For the better part of a half-century after the French ceded independence to most of their colonies in the 1960s, the relationship between the newly sovereign states and the ex-mother country was relatively benign and uneventful.
President Charles de Gaulle’s rough treatment of Sekou Toure’s Guinea – cutting off communications and any economic and institutioinal assistance when it insisted on immediate independence in the wake of the independence of the anglophone African territories − provided a lesson to others in not going against the mother-country’s projections for the grant of full self-government. And when that came, the French, for quite a while, assumed themselves to have a right of ‘intervention on request’ in those states, in times of domestic difficulties.
With the subsequent grant of independence on a negotiated basis, the French ensured the continuation of a substantial economic and institutional (including military) presence on the continent, partly based on the advent to power of individuals with a long familiarity with the French political system. Politicians like Leopold Senghor of Senegal and Houphouët-Boigny of Ivory Coast, among others, who, like the Martiniquan Aimé Césaire, had served in the French Parliament, felt a certain comfort in ruling with the knowledge that French protective intervention was available in times of difficulty. And in those circumstances, quite a few of the initial inheritors ruled without interruption over decades.
Exceptions to this close relationship with France were two countries, though this did not inhibit their subsequently experiencing prolonged one-man rule. First among them was Guinea, whose leader Sékou Touré voted in a French-sponsored referendum for immediate independence and was immediately discarded by de Gaulle, and then Modibo Keïta who was also less inclined than others to accept French tutelage.
Since then, there have been periodic limited French interventions in times of difficulty for their presidential protégés on the continent, the most recent of which, before current events, was President Sarkozy’s intervention in the post-Houphouët-Boigny Ivory Coast, in favour of alternative, but pro-French contenders, to the presidential throne, thus facilitating a smooth transition to office.

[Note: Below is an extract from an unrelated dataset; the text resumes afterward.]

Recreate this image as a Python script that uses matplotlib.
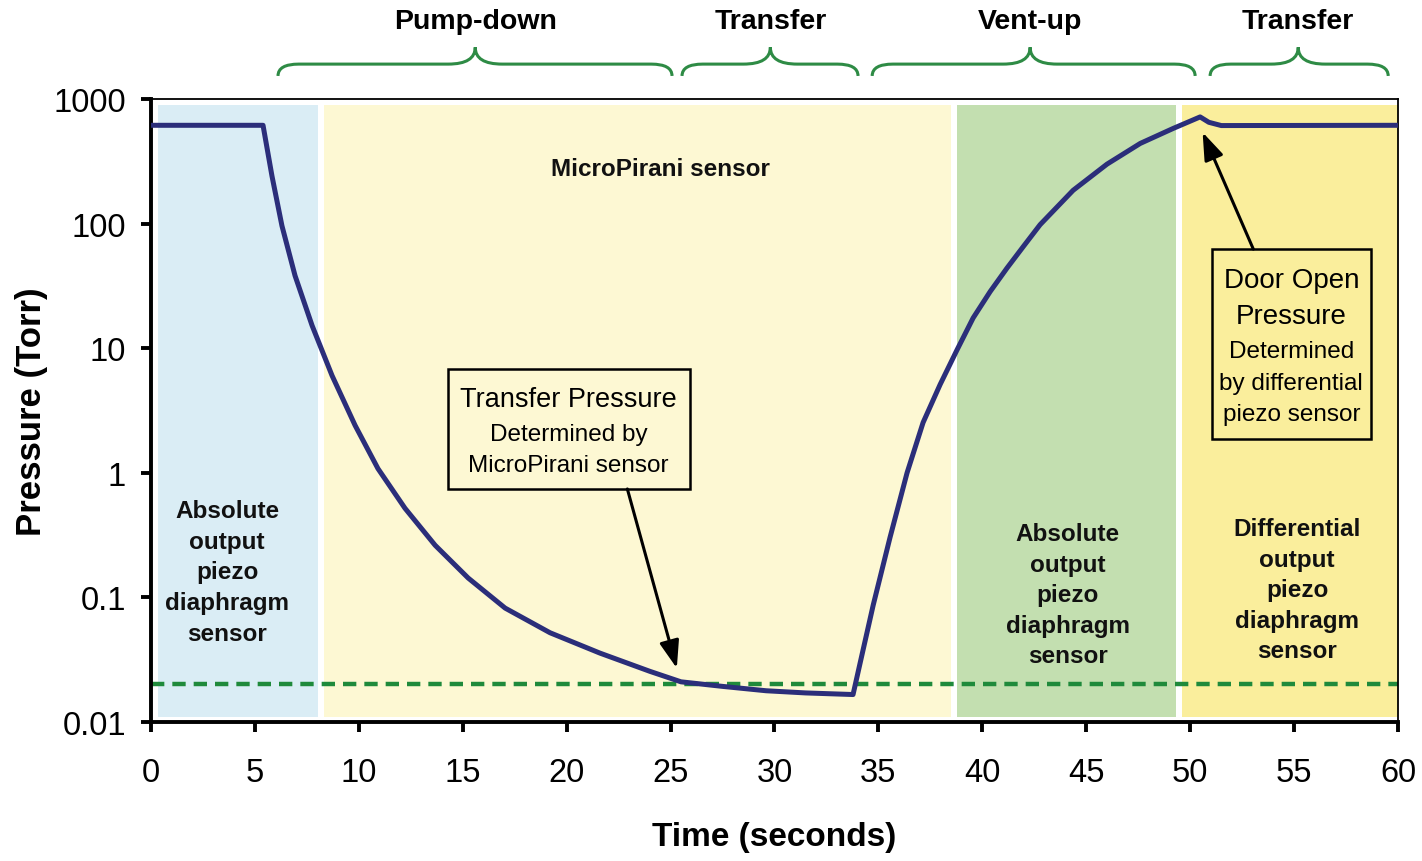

What has been somewhat surprising in the case of the present French intervention was that it was undertaken by the Socialist Party President Hollande, whose support in recent times for this has been no more than tepid. But observers will easily recognize that this intervention has been undertaken not in terms, as they have been in the past, of protecting French interests or political associates, but in a context that gives the intervention a universality – the counter-intervention in a former French territory by pro-Islamist or pro-al Qaeda forces. And in that context, Hollande has been able to link this French intervention to a wider Western concern with the apparent growing influence of such forces over the continent as a whole.

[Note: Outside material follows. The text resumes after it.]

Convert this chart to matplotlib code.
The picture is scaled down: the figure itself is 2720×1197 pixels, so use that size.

On the back of recent events of Islamist interventions in Yemen, but more significantly for African rulers, in Somalia, the allegations that the attack on the US Ambassador in Libya was undertaken by pro-Islamist forces, a circumstance somewhat related to what appeared to be Islamist penetration of the revolt in Syria, permitted the French to ensure that their current intervention in Mali would not be seen simply as self-interested as in the post-colonial past. It was portrayed as a part of a necessary fight – now deemed a global one − against the threat of radical Islamism.

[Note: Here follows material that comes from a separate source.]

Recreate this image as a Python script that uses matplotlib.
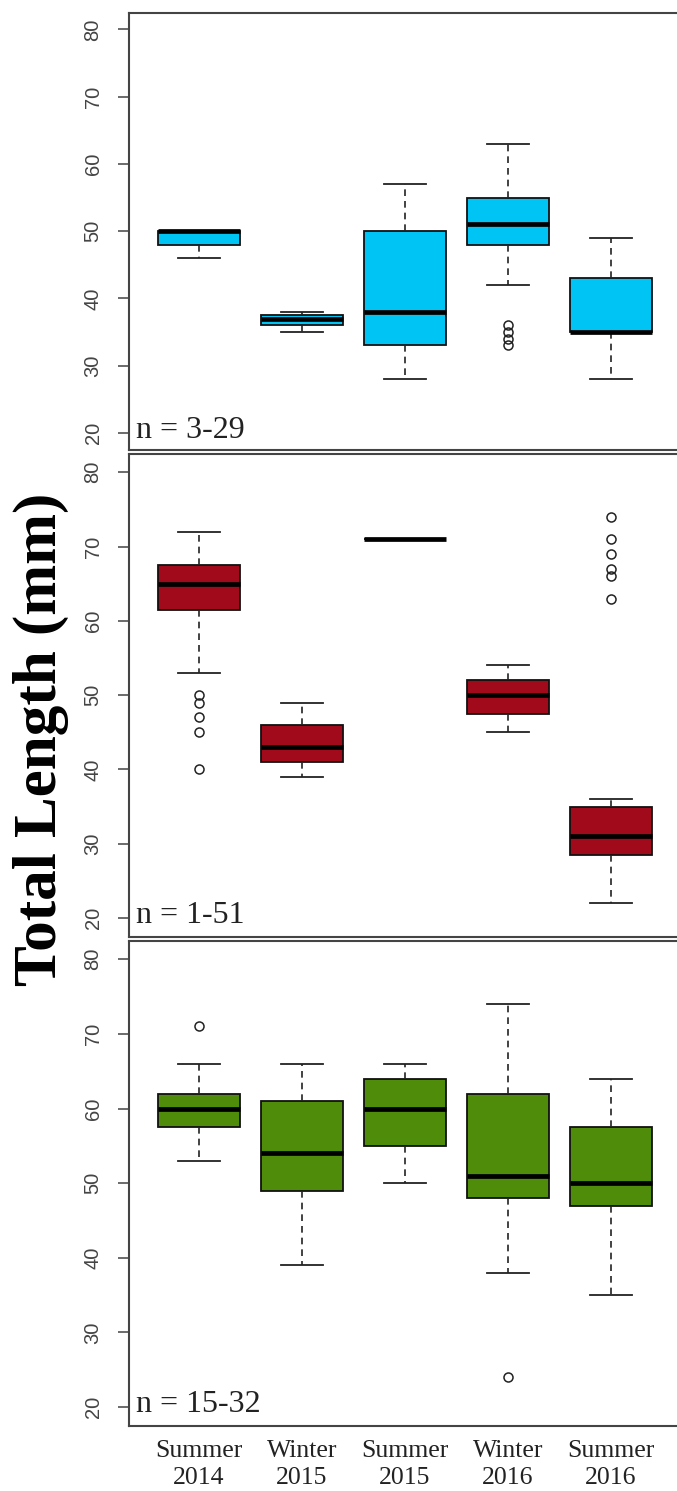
import matplotlib
matplotlib.use("Agg")
import matplotlib.pyplot as plt

# ---------------- data ----------------
categories = ["Summer\n2014", "Winter\n2015", "Summer\n2015", "Winter\n2016", "Summer\n2016"]

# Panel 1 (blue), n = 3-29
p1_q1 = [48, 36, 33, 48, 35]
p1_med = [50, 37, 38, 51, 35]
p1_q3 = [50, 37.5, 50, 55, 43]
p1_lo = [46, 35, 28, 42, 28]
p1_hi = [50, 38, 57, 63, 49]
p1_out = [[], [], [], [36, 35, 34, 33], []]

# Panel 2 (red), n = 1-51
p2_q1 = [61.5, 41, 71, 47.5, 28.5]
p2_med = [65, 43, 71, 50, 31]
p2_q3 = [67.5, 46, 71, 52, 35]
p2_lo = [53, 39, 71, 45, 22]
p2_hi = [72, 49, 71, 54, 36]
p2_out = [[50, 49, 47, 45, 40], [], [], [], [74, 71, 69, 67, 66, 63]]

# Panel 3 (green), n = 15-32
p3_q1 = [57.5, 49, 55, 48, 47]
p3_med = [60, 54, 60, 51, 50]
p3_q3 = [62, 61, 64, 62, 57.5]
p3_lo = [53, 39, 50, 38, 35]
p3_hi = [66, 66, 66, 74, 64]
p3_out = [[71], [], [], [24], []]

n_labels = ["n = 3-29", "n = 1-51", "n = 15-32"]
yticks = [20, 30, 40, 50, 60, 70, 80]
ylabel = "Total Length (mm)"

panels = [
    (p1_q1, p1_med, p1_q3, p1_lo, p1_hi, p1_out, "#00C4F4"),
    (p2_q1, p2_med, p2_q3, p2_lo, p2_hi, p2_out, "#A00A1A"),
    (p3_q1, p3_med, p3_q3, p3_lo, p3_hi, p3_out, "#4E8C0A"),
]

# ---------------- layout ----------------
W, H = 677, 1491
fig = plt.figure(figsize=(W / 100, H / 100), dpi=100)

left_px = 129
right_px = 681
# (top_px, bottom_px)
panel_px = [(13, 450), (454, 937), (941, 1426)]

positions = list(range(1, len(categories) + 1))

for i, ((q1, med, q3, lo, hi, out, color), (top, bot)) in enumerate(zip(panels, panel_px)):
    ax = fig.add_axes([left_px / W, 1 - bot / H, (right_px - left_px) / W, (bot - top) / H])
    stats = []
    for j in range(len(categories)):
        stats.append(dict(q1=q1[j], med=med[j], q3=q3[j], whislo=lo[j], whishi=hi[j],
                          fliers=out[j], label=categories[j]))
    ax.bxp(stats, positions=positions, widths=0.8, patch_artist=True,
           showfliers=True, capwidths=0.4,
           boxprops=dict(facecolor=color, edgecolor="#111111", linewidth=1.3),
           medianprops=dict(color="black", linewidth=3.4, solid_capstyle="butt"),
           whiskerprops=dict(color="#222222", linewidth=1.2, linestyle=(0, (4, 3))),
           capprops=dict(color="#222222", linewidth=1.3),
           flierprops=dict(marker="o", markerfacecolor="none", markeredgecolor="#222222",
                           markersize=6.5, markeredgewidth=1.1))
    ax.set_xlim(0.32, 5.68)
    ax.set_ylim(17.45, 82.45)
    ax.set_yticks(yticks)
    ax.set_yticklabels([str(t) for t in yticks], rotation=90, va="center",
                       fontfamily="Liberation Sans", fontsize=14.5, color="#444444")
    ax.tick_params(axis="y", length=8, width=1.1, color="#444444", pad=11)
    for s in ax.spines.values():
        s.set_color("#444444")
        s.set_linewidth(1.5)
    ax.text(0.013, 0.028, n_labels[i], transform=ax.transAxes, ha="left", va="baseline",
            fontfamily="Liberation Serif", fontsize=23, color="#222222")
    if i < 2:
        ax.set_xticks([])
    else:
        ax.set_xticks(positions)
        ax.set_xticklabels(categories, fontfamily="Liberation Serif", fontsize=18.5,
                           color="#222222", linespacing=1.3)
        ax.tick_params(axis="x", length=0, pad=10)

fig.text(41 / W, 1 - 739 / H, ylabel, rotation=90, ha="center", va="center",
         fontfamily="Liberation Serif", fontweight="bold", fontsize=44, color="black")

fig.savefig("out.png", dpi=100)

So fortuitously, the Islamist attack in Algeria has given the French government’s action a wider legitimacy than might normally have been the case, as the Algerians, usually distancing themselves somewhat from French adventures in Africa, have now had to be grateful for their help.
It is not surprising that the major Western powers have been quick to support the French action. Prime Minister Cameron has been quick in this, arguing that what he has called “the ungoverned spaces” (desert areas) in Africa into the Middle East, cannot be allowed to be overrun by the Islamists. Then, Secretary of State Clinton has argued, as the United States has done in relation to other areas, that “this is going to be a very serious, ongoing threat… we are in for a struggle, but it is a necessary struggle.” This, it is being argued, reconnects to the earlier justification for intervention in Sierra Leone, generally deemed successful, by Tony Blair’s government in Sierra Leone, resurrecting an old tradition of, and justification for ‘humanitarian intervention.’
In a sense, these justifications link the events in Mali and Algeria to the continuing indeterminacy of the anti-government revolt in Syria. For this is a situation of major concern not only to the West but to Russia (traditional backers of the incumbents there), and joins countries that might previously have been hesitant, to supporting a possible need for some form of intervention in Syria.
What many governments must also be well aware of is the increasing re-emergence of the African continent as a source of raw materials, in particular oil. North Africa is, of course, a major source of both oil and gas, and recent and increasing discoveries on the African continent (Ghana for example), relink the continent in a new way to the Middle East.
The major growth of investments from Western countries, a potential relief from excessive dependence on the Middle East proper, and the increasing interest of China in these spheres, in addition to a Russian sense of the need to avoid isolation in a period when its integration into the Western economy is becoming more and more intense, suggests a concern on the part of the powers to protect shares. It is not hard to conceive that this concern is in their minds, even while we can accept the case for humanitarian intervention in the various formerly neglected colonial spheres of the world.